# YOUR GOAL
State the number of lines that hold the string "diagram", with nothing added.

** START OF SUPPLIED MATERIAL **

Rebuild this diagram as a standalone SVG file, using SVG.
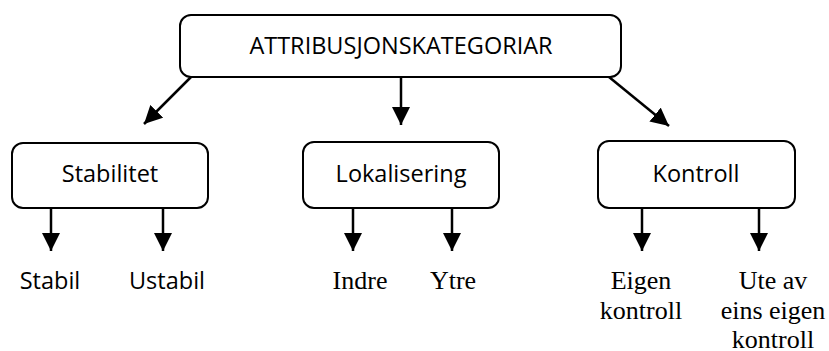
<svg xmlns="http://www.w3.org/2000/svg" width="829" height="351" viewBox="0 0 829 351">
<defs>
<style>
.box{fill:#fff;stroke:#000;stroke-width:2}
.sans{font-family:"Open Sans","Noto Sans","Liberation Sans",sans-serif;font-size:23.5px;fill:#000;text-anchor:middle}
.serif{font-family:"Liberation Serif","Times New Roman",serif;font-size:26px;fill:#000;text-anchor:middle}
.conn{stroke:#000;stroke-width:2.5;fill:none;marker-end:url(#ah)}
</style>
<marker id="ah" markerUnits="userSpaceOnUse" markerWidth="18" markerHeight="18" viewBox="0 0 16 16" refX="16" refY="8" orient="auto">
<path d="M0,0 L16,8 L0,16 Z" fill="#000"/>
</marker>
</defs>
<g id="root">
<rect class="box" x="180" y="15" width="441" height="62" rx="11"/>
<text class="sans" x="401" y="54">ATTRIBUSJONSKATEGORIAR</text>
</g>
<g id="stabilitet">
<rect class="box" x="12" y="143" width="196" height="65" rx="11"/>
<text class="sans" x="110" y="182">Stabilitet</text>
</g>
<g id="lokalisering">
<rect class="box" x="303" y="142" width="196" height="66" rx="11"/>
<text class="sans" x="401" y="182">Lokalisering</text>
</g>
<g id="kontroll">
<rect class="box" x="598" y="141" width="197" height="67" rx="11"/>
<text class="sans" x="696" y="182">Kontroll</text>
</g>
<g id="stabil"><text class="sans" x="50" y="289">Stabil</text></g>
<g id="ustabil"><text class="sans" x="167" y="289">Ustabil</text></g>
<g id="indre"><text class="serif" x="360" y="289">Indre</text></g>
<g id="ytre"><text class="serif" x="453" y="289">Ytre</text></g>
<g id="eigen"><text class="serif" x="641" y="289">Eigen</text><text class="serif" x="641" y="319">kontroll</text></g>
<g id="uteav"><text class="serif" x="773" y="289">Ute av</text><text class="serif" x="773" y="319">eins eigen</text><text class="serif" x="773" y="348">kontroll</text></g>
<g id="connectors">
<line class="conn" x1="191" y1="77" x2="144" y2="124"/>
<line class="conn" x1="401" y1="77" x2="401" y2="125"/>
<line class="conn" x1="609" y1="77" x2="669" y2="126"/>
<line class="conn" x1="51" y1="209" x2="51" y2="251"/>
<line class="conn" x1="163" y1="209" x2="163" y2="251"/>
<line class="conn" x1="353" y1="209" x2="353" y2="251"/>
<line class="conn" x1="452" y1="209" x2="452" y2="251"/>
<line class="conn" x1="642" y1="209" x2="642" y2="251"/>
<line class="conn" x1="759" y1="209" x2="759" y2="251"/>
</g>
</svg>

** END OF SUPPLIED MATERIAL **
** START OF SUPPLIED MATERIAL **

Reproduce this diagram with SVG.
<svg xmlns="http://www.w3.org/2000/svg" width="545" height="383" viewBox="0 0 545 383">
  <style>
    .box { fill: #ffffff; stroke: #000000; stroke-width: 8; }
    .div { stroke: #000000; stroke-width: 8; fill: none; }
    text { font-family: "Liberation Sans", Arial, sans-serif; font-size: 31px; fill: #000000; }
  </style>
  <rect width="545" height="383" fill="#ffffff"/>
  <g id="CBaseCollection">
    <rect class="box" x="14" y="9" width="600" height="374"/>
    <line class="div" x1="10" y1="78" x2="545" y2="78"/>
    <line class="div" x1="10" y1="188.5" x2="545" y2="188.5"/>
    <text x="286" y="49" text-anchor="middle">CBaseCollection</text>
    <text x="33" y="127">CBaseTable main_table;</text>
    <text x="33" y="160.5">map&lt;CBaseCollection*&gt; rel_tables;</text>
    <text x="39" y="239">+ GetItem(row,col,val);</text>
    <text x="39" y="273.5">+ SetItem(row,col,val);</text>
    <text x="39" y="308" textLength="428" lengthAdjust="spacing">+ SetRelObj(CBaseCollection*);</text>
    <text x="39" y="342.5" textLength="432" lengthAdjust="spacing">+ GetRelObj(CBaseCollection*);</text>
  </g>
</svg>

** END OF SUPPLIED MATERIAL **

# SOLUTION TO THIS EXERCISE
2